Divyenndu surprised with his performance as Balwant, aka Express Bandit, a thief who becomes a major help in The Railway Men. He plays among the lead actors alongside Kay Kay Menon, R. Madhavan, and Babil Khan in the Netflix series based on the Bhopal Gas Tragedy. Now, during an exclusive interaction with OTTplay, Divyenndu shed light on the profound impact it had on him and the need for more stories addressing significant historical events in Indian cinema.
Personal connection to the tragedy
Talking about the gravity of the tragedy, which he realised, the actor stated, "For me, a friend's father was actually involved in the whole incident. So he narrated to us what happened. But that was also, honestly, just a conversation one evening, and you move ahead in life and do other things. But yeah, reading this script and shooting this project made you realise again the gravity of it, and I mean the whole scale of it."
He further spoke about the importance of having a conversation about this tragic incident by saying, "It should have been talked about much more in our films and in our cinema, and I was very glad that I could be part of it. All of us could be part of such a story, which would somewhere again, if not start a conversation but give some kind of appreciation to the people, especially the railway men, where we don't ever realise their contribution in other things, but to the Bhopal gas leak, how these guys handled and saved 1000s of people."
Divyenndu on portraying internal struggle in The Railway Men
Divyenndu also touched upon the complexity of his character in the series, emphasising the genius of the writing that allowed him to portray a person in constant internal struggle. He shared, "You don't, actually; you should be in that dilemma. I tell you, honestly, it's the genius of the writing that makes you be in that dilemma of a person who doesn't belong where he is right now. That's the whole beauty of it. He's constantly fighting with himself; he doesn't know this person exists within himself, and he's just discovering a new side of him as a human being vis-à-vis these other characters, who are so full of goodness, selflessness, and so much courage in whatever they do."
"So it's beautiful, that is, to not actually commit to this person being on one side; the fun is in that seesaw, which continuously happens and which was provided to me in the way it was written.
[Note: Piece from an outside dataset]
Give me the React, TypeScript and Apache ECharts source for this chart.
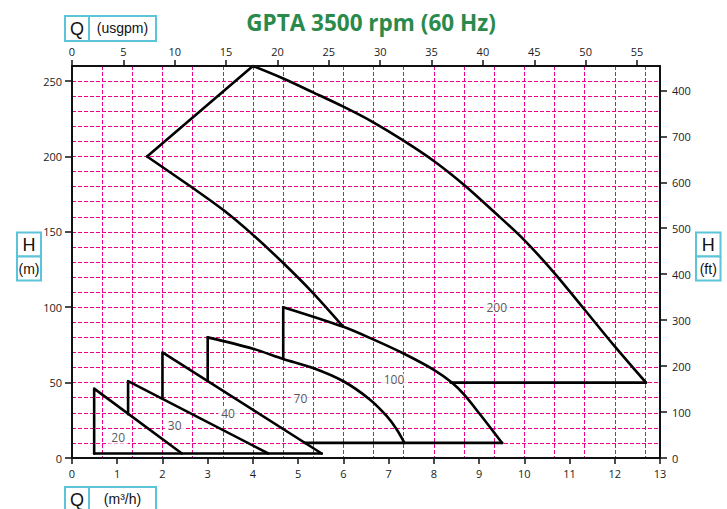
import React, { useEffect, useRef } from "react";
import * as echarts from "echarts";

// ---- axes ----
const flowMin = 0;
const flowMax = 13; // m3/h
const headMax = 260; // m
const usgpmPerM3h = 1 / 0.2271247;
const ftPerM = 1 / 0.3048;

const flowTicks = [0, 1, 2, 3, 4, 5, 6, 7, 8, 9, 10, 11, 12, 13];
const usgpmTicks = [0, 5, 10, 15, 20, 25, 30, 35, 40, 45, 50, 55];
const headTicks = [0, 50, 100, 150, 200, 250];
const ftTicks = [0, 100, 200, 300, 400, 500, 600, 700, 800];
const ftTickLabels = ["0", "100", "200", "300", "400", "500", "600", "700", "400"];

// ---- impeller curves [Q m3/h, H m] ----
const imp20 = [[0.49, 3], [0.49, 46], [2.43, 3]];
const imp30 = [[1.24, 29], [1.24, 51], [4.34, 3]];
const imp40 = [[2.0, 39.5], [2.0, 70], [5.52, 3]];
const baseLow = [[0.49, 3], [5.52, 3]];

const imp70Side = [[3.0, 51], [3.0, 80]];
const imp70Curve = [
  [3.0, 80], [4.0, 72.5], [4.67, 65.7], [5.33, 59.7], [6.0, 50.9],
  [6.59, 38.7], [6.96, 27.7], [7.18, 18.9], [7.35, 10],
];

const imp100Side = [[4.67, 66], [4.67, 100]];
const imp100Curve = [
  [4.67, 100], [6.0, 87], [6.67, 78.5], [7.33, 69.3], [8.0, 58.5],
  [8.39, 50.2], [8.67, 42], [9.02, 29], [9.33, 17], [9.51, 10],
];
const base100 = [[9.51, 10], [5.14, 10]];

const imp200Lower = [
  [5.99, 87.3], [5.33, 109.4], [4.67, 129.3], [4.0, 148],
  [3.34, 164.6], [2.68, 178.9], [1.66, 200],
];
const imp200Side = [[1.66, 200], [4.0, 260]];
const imp200Upper = [
  [4.0, 260], [4.67, 251.7], [5.33, 242.5], [6.0, 233], [6.67, 222.5],
  [7.33, 210.5], [8.0, 197], [8.67, 181.1], [9.33, 163.3], [10.0, 144.5],
  [10.67, 122.5], [11.33, 98.5], [12.0, 74], [12.69, 50],
];
const base200 = [[12.69, 50], [8.37, 50]];

const curveLabels = [
  ["20", 1.02, 13.4],
  ["30", 2.27, 21.5],
  ["40", 3.45, 29.5],
  ["70", 5.05, 39.2],
  ["100", 7.12, 52],
  ["200", 9.39, 99.5],
];

const GRID_PINK = "#ec008c";
const CYAN = "#5bc4d8";
const AXIS_FONT = "'Open Sans', 'Noto Sans', sans-serif";
const BOX_FONT = "'Liberation Sans Narrow', 'Liberation Sans', Arial, sans-serif";

function lineSeries(data: number[][], smooth: number | boolean) {
  return {
    type: "line",
    xAxisIndex: 0,
    yAxisIndex: 0,
    data,
    smooth,
    showSymbol: false,
    symbol: "none",
    silent: true,
    z: 3,
    lineStyle: { color: "#000", width: 2.6, cap: "round", join: "round" },
  };
}

function box(x: number, y: number, w: number, h: number) {
  return {
    type: "rect",
    shape: { x, y, width: w, height: h },
    style: { fill: "#fff", stroke: CYAN, lineWidth: 2 },
    z: 10,
  };
}

function boxText(text: string, x: number, y: number, size: number) {
  return {
    type: "text",
    x,
    y,
    z: 11,
    style: {
      text,
      fill: "#111",
      fontSize: size,
      fontFamily: BOX_FONT,
      align: "center",
      verticalAlign: "middle",
    },
  };
}

export default function App() {
  const ref = useRef<HTMLDivElement>(null);

  useEffect(() => {
    if (!ref.current) return;
    const chart = echarts.init(ref.current, undefined, { renderer: "svg" });

    const axisLabelStyle = { color: "#222", fontSize: 11, fontFamily: AXIS_FONT };

    const option: any = {
      animation: false,
      backgroundColor: "#fff",
      grid: { left: 72, top: 66, width: 588, height: 392, containLabel: false },
      xAxis: [
        {
          type: "value",
          position: "bottom",
          min: flowMin,
          max: flowMax,
          interval: 1,
          z: 5,
          axisLine: { show: true, onZero: false, lineStyle: { color: "#111", width: 2 } },
          axisTick: { show: true, length: 6, lineStyle: { color: "#111", width: 1.5 }, customValues: flowTicks },
          axisLabel: { ...axisLabelStyle, margin: 10, customValues: flowTicks },
          splitLine: { show: false },
        },
        {
          type: "value",
          position: "top",
          min: 0,
          max: flowMax * usgpmPerM3h,
          z: 5,
          axisLine: { show: true, onZero: false, lineStyle: { color: "#111", width: 2 } },
          axisTick: { show: true, length: 6, lineStyle: { color: "#111", width: 1.5 }, customValues: usgpmTicks },
          axisLabel: { ...axisLabelStyle, margin: 9, customValues: usgpmTicks },
          splitLine: { show: false },
        },
        {
          type: "value",
          position: "bottom",
          min: 0,
          max: flowMax,
          interval: 2 / 3,
          z: 0,
          axisLine: { show: false },
          axisTick: { show: false },
          axisLabel: { show: false },
          splitLine: { show: true, lineStyle: { color: GRID_PINK, width: 1, type: [4, 2] } },
        },
      ],
      yAxis: [
        {
          type: "value",
          position: "left",
          min: 0,
          max: headMax,
          z: 5,
          axisLine: { show: true, onZero: false, lineStyle: { color: "#111", width: 2 } },
          axisTick: { show: true, length: 7, lineStyle: { color: "#111", width: 1.5 }, customValues: headTicks },
          axisLabel: { ...axisLabelStyle, margin: 10, customValues: headTicks },
          splitLine: { show: false },
        },
        {
          type: "value",
          position: "right",
          min: 0,
          max: headMax * ftPerM,
          z: 5,
          axisLine: { show: true, onZero: false, lineStyle: { color: "#111", width: 2 } },
          axisTick: { show: true, length: 7, lineStyle: { color: "#111", width: 1.5 }, customValues: ftTicks },
          axisLabel: {
            ...axisLabelStyle,
            margin: 12,
            customValues: ftTicks,
            formatter: (v: number) => {
              const i = ftTicks.indexOf(Math.round(v));
              return i >= 0 ? ftTickLabels[i] : "";
            },
          },
          splitLine: { show: false },
        },
        {
          type: "value",
          position: "left",
          min: 0,
          max: headMax,
          interval: 10,
          z: 0,
          axisLine: { show: false },
          axisTick: { show: false },
          axisLabel: { show: false },
          splitLine: { show: true, lineStyle: { color: GRID_PINK, width: 1, type: [4, 2] } },
        },
      ],
      series: [
        lineSeries(imp20, false),
        lineSeries(imp30, false),
        lineSeries(imp40, false),
        lineSeries(baseLow, false),
        lineSeries(imp70Side, false),
        lineSeries(imp70Curve, 0.3),
        lineSeries(imp100Side, false),
        lineSeries(imp100Curve, 0.3),
        lineSeries(base100, false),
        lineSeries(imp200Lower, 0.3),
        lineSeries(imp200Side, false),
        lineSeries(imp200Upper, 0.3),
        lineSeries(base200, false),
        {
          type: "scatter",
          xAxisIndex: 0,
          yAxisIndex: 0,
          symbolSize: 0,
          silent: true,
          z: 6,
          data: curveLabels.map((d) => ({ value: [d[1], d[2]], name: d[0] })),
          label: {
            show: true,
            position: "inside",
            formatter: (p: any) => p.name,
            color: "#2a2a2a",
            fontSize: 12,
            fontFamily: AXIS_FONT,
            backgroundColor: "#fff",
            padding: [0, 3],
          },
        },
      ],
      graphic: [
        {
          type: "text",
          x: 371,
          y: 22,
          z: 11,
          style: {
            text: "GPTA 3500 rpm (60 Hz)",
            fill: "#2a8a4c",
            fontSize: 22.5,
            fontWeight: "bold",
            fontFamily: "'Open Sans', 'DejaVu Sans', sans-serif",
            align: "center",
            verticalAlign: "middle",
          },
        },
        // top Q box
        box(65, 16, 24, 25),
        box(89, 16, 67, 25),
        boxText("Q", 77, 29, 18),
        boxText("(usgpm)", 122.5, 28, 14),
        // bottom Q box
        box(65, 487, 24, 26),
        box(89, 487, 67, 26),
        boxText("Q", 77, 500, 18),
        boxText("(m³/h)", 122.5, 499, 14),
        // left H box
        box(17, 232.5, 24, 24),
        box(17, 256.5, 24, 24),
        boxText("H", 29, 245, 18),
        boxText("(m)", 29, 269, 14),
        // right H box
        box(696, 232.5, 24.5, 24),
        box(696, 256.5, 24.5, 24),
        boxText("H", 708.25, 245, 18),
        boxText("(ft)", 708.25, 269, 14),
      ],
    };

    chart.setOption(option);
    return () => chart.dispose();
  }, []);

  return (
    <div
      ref={ref}
      style={{ position: "absolute", left: 0, top: 0, width: 727, height: 509 }}
    />
  );
}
The balance was important in order to avoid swaying too much on one side and to keep coming back. But like I said, it's always got to be on paper; only then can you bring it out in your performance. I was more than glad that those shades were there for me to play with, and maybe you need the trampoline to jump on. If you don't have a trampoline, you won't be able to jump so high. So it was given to me on paper," the Mirzapur actor added.
As The Railway Men continues to captivate audiences with its poignant storytelling and powerful performances, Divyenndu's insights into the series provide a deeper understanding of the challenges and responsibilities involved in portraying such significant historical events on screen. The actor expressed his gratitude for being part of a project that not only entertains but also sheds light on the unsung heroes of the Bhopal gas tragedy.